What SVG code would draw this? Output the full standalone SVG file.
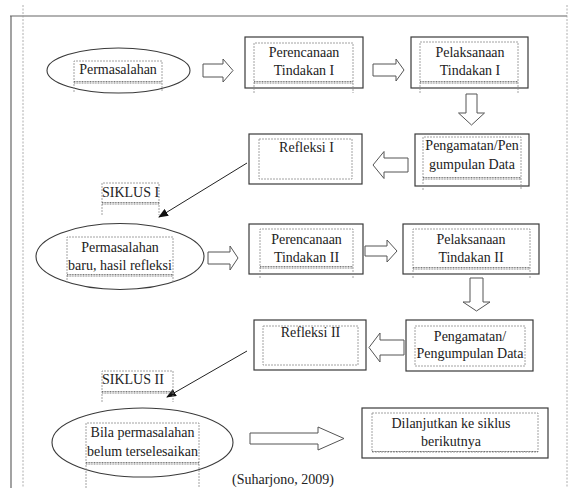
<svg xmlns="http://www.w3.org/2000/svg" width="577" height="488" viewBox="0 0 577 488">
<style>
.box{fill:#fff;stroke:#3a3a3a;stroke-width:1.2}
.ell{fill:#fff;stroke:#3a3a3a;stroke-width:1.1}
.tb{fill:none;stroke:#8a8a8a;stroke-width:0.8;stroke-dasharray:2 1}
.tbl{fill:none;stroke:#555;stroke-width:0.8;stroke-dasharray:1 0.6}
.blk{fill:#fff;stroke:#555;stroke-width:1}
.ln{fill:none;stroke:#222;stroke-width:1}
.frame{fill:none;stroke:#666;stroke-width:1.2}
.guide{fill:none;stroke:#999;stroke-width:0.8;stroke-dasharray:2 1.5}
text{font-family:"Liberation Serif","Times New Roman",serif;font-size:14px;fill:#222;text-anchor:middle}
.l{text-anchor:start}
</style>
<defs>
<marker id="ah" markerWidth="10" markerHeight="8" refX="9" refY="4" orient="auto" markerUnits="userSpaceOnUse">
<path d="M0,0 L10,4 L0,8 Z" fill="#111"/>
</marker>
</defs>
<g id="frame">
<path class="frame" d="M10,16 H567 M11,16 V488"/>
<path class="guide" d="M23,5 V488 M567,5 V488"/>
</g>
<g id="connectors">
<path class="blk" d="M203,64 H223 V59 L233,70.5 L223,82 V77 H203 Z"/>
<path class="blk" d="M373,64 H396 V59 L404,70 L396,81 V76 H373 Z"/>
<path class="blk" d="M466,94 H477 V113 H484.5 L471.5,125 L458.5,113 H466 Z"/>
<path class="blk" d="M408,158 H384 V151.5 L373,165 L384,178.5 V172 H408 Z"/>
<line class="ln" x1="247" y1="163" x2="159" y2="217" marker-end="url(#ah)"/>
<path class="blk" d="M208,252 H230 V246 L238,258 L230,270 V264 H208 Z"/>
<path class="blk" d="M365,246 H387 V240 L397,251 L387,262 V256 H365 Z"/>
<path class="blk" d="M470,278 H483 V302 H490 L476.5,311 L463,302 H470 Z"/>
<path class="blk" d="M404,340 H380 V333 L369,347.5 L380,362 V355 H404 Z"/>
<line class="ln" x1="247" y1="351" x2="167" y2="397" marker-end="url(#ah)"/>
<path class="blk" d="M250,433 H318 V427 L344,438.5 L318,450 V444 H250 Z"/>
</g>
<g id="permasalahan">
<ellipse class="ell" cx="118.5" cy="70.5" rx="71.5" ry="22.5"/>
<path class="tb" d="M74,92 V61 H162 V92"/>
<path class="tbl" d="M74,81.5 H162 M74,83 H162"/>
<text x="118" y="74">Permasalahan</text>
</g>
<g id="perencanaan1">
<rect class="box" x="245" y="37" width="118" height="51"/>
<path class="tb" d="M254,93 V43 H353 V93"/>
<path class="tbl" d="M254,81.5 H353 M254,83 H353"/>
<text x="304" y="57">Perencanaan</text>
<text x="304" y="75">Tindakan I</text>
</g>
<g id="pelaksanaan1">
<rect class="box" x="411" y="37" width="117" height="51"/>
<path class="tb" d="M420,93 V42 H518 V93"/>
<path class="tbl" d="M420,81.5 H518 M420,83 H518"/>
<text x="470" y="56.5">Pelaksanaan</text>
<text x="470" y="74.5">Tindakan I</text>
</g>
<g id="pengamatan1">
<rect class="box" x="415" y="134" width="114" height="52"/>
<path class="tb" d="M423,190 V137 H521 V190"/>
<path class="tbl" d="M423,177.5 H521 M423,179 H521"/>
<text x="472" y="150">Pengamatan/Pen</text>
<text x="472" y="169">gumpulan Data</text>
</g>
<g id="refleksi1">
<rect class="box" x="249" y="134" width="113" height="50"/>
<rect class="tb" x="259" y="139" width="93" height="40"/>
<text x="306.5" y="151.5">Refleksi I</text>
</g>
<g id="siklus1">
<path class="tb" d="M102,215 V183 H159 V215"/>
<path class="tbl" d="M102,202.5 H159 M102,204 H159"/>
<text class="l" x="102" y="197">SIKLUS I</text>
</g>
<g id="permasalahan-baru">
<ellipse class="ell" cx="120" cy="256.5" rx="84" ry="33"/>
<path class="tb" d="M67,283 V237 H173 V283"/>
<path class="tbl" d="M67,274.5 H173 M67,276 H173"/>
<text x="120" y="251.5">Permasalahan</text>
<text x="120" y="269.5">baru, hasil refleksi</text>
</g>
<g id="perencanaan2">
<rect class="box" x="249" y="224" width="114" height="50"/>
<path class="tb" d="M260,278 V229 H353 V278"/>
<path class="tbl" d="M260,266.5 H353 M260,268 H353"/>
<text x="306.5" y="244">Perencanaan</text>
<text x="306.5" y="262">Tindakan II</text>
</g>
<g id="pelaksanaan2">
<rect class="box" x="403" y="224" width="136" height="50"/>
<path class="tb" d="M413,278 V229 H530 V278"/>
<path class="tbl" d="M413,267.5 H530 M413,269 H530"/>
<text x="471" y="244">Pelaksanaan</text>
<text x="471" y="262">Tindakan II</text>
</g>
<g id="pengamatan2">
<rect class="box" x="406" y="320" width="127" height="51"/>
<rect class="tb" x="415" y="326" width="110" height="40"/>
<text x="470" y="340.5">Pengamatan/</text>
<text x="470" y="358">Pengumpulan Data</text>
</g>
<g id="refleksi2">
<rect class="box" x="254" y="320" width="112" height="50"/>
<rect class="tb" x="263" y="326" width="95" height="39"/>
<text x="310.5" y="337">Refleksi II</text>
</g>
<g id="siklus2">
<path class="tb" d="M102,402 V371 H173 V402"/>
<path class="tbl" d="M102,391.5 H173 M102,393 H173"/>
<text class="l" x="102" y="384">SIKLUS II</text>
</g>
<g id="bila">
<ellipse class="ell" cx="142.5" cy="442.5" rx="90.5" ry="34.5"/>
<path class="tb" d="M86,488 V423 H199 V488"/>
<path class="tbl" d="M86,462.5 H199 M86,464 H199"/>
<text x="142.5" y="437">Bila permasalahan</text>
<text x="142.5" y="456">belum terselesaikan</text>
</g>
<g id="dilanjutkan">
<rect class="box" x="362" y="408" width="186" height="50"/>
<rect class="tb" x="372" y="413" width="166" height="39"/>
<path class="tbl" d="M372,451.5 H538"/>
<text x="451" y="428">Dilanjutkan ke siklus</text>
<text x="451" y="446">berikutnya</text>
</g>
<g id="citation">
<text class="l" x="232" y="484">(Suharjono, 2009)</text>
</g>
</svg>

# Description of the task
The listing above needs to be output again exactly. Don't include the pictures.

# Task answer
What SVG code would draw this? Output the full standalone SVG file.
<svg xmlns="http://www.w3.org/2000/svg" width="577" height="488" viewBox="0 0 577 488">
<style>
.box{fill:#fff;stroke:#3a3a3a;stroke-width:1.2}
.ell{fill:#fff;stroke:#3a3a3a;stroke-width:1.1}
.tb{fill:none;stroke:#8a8a8a;stroke-width:0.8;stroke-dasharray:2 1}
.tbl{fill:none;stroke:#555;stroke-width:0.8;stroke-dasharray:1 0.6}
.blk{fill:#fff;stroke:#555;stroke-width:1}
.ln{fill:none;stroke:#222;stroke-width:1}
.frame{fill:none;stroke:#666;stroke-width:1.2}
.guide{fill:none;stroke:#999;stroke-width:0.8;stroke-dasharray:2 1.5}
text{font-family:"Liberation Serif","Times New Roman",serif;font-size:14px;fill:#222;text-anchor:middle}
.l{text-anchor:start}
</style>
<defs>
<marker id="ah" markerWidth="10" markerHeight="8" refX="9" refY="4" orient="auto" markerUnits="userSpaceOnUse">
<path d="M0,0 L10,4 L0,8 Z" fill="#111"/>
</marker>
</defs>
<g id="frame">
<path class="frame" d="M10,16 H567 M11,16 V488"/>
<path class="guide" d="M23,5 V488 M567,5 V488"/>
</g>
<g id="connectors">
<path class="blk" d="M203,64 H223 V59 L233,70.5 L223,82 V77 H203 Z"/>
<path class="blk" d="M373,64 H396 V59 L404,70 L396,81 V76 H373 Z"/>
<path class="blk" d="M466,94 H477 V113 H484.5 L471.5,125 L458.5,113 H466 Z"/>
<path class="blk" d="M408,158 H384 V151.5 L373,165 L384,178.5 V172 H408 Z"/>
<line class="ln" x1="247" y1="163" x2="159" y2="217" marker-end="url(#ah)"/>
<path class="blk" d="M208,252 H230 V246 L238,258 L230,270 V264 H208 Z"/>
<path class="blk" d="M365,246 H387 V240 L397,251 L387,262 V256 H365 Z"/>
<path class="blk" d="M470,278 H483 V302 H490 L476.5,311 L463,302 H470 Z"/>
<path class="blk" d="M404,340 H380 V333 L369,347.5 L380,362 V355 H404 Z"/>
<line class="ln" x1="247" y1="351" x2="167" y2="397" marker-end="url(#ah)"/>
<path class="blk" d="M250,433 H318 V427 L344,438.5 L318,450 V444 H250 Z"/>
</g>
<g id="permasalahan">
<ellipse class="ell" cx="118.5" cy="70.5" rx="71.5" ry="22.5"/>
<path class="tb" d="M74,92 V61 H162 V92"/>
<path class="tbl" d="M74,81.5 H162 M74,83 H162"/>
<text x="118" y="74">Permasalahan</text>
</g>
<g id="perencanaan1">
<rect class="box" x="245" y="37" width="118" height="51"/>
<path class="tb" d="M254,93 V43 H353 V93"/>
<path class="tbl" d="M254,81.5 H353 M254,83 H353"/>
<text x="304" y="57">Perencanaan</text>
<text x="304" y="75">Tindakan I</text>
</g>
<g id="pelaksanaan1">
<rect class="box" x="411" y="37" width="117" height="51"/>
<path class="tb" d="M420,93 V42 H518 V93"/>
<path class="tbl" d="M420,81.5 H518 M420,83 H518"/>
<text x="470" y="56.5">Pelaksanaan</text>
<text x="470" y="74.5">Tindakan I</text>
</g>
<g id="pengamatan1">
<rect class="box" x="415" y="134" width="114" height="52"/>
<path class="tb" d="M423,190 V137 H521 V190"/>
<path class="tbl" d="M423,177.5 H521 M423,179 H521"/>
<text x="472" y="150">Pengamatan/Pen</text>
<text x="472" y="169">gumpulan Data</text>
</g>
<g id="refleksi1">
<rect class="box" x="249" y="134" width="113" height="50"/>
<rect class="tb" x="259" y="139" width="93" height="40"/>
<text x="306.5" y="151.5">Refleksi I</text>
</g>
<g id="siklus1">
<path class="tb" d="M102,215 V183 H159 V215"/>
<path class="tbl" d="M102,202.5 H159 M102,204 H159"/>
<text class="l" x="102" y="197">SIKLUS I</text>
</g>
<g id="permasalahan-baru">
<ellipse class="ell" cx="120" cy="256.5" rx="84" ry="33"/>
<path class="tb" d="M67,283 V237 H173 V283"/>
<path class="tbl" d="M67,274.5 H173 M67,276 H173"/>
<text x="120" y="251.5">Permasalahan</text>
<text x="120" y="269.5">baru, hasil refleksi</text>
</g>
<g id="perencanaan2">
<rect class="box" x="249" y="224" width="114" height="50"/>
<path class="tb" d="M260,278 V229 H353 V278"/>
<path class="tbl" d="M260,266.5 H353 M260,268 H353"/>
<text x="306.5" y="244">Perencanaan</text>
<text x="306.5" y="262">Tindakan II</text>
</g>
<g id="pelaksanaan2">
<rect class="box" x="403" y="224" width="136" height="50"/>
<path class="tb" d="M413,278 V229 H530 V278"/>
<path class="tbl" d="M413,267.5 H530 M413,269 H530"/>
<text x="471" y="244">Pelaksanaan</text>
<text x="471" y="262">Tindakan II</text>
</g>
<g id="pengamatan2">
<rect class="box" x="406" y="320" width="127" height="51"/>
<rect class="tb" x="415" y="326" width="110" height="40"/>
<text x="470" y="340.5">Pengamatan/</text>
<text x="470" y="358">Pengumpulan Data</text>
</g>
<g id="refleksi2">
<rect class="box" x="254" y="320" width="112" height="50"/>
<rect class="tb" x="263" y="326" width="95" height="39"/>
<text x="310.5" y="337">Refleksi II</text>
</g>
<g id="siklus2">
<path class="tb" d="M102,402 V371 H173 V402"/>
<path class="tbl" d="M102,391.5 H173 M102,393 H173"/>
<text class="l" x="102" y="384">SIKLUS II</text>
</g>
<g id="bila">
<ellipse class="ell" cx="142.5" cy="442.5" rx="90.5" ry="34.5"/>
<path class="tb" d="M86,488 V423 H199 V488"/>
<path class="tbl" d="M86,462.5 H199 M86,464 H199"/>
<text x="142.5" y="437">Bila permasalahan</text>
<text x="142.5" y="456">belum terselesaikan</text>
</g>
<g id="dilanjutkan">
<rect class="box" x="362" y="408" width="186" height="50"/>
<rect class="tb" x="372" y="413" width="166" height="39"/>
<path class="tbl" d="M372,451.5 H538"/>
<text x="451" y="428">Dilanjutkan ke siklus</text>
<text x="451" y="446">berikutnya</text>
</g>
<g id="citation">
<text class="l" x="232" y="484">(Suharjono, 2009)</text>
</g>
</svg>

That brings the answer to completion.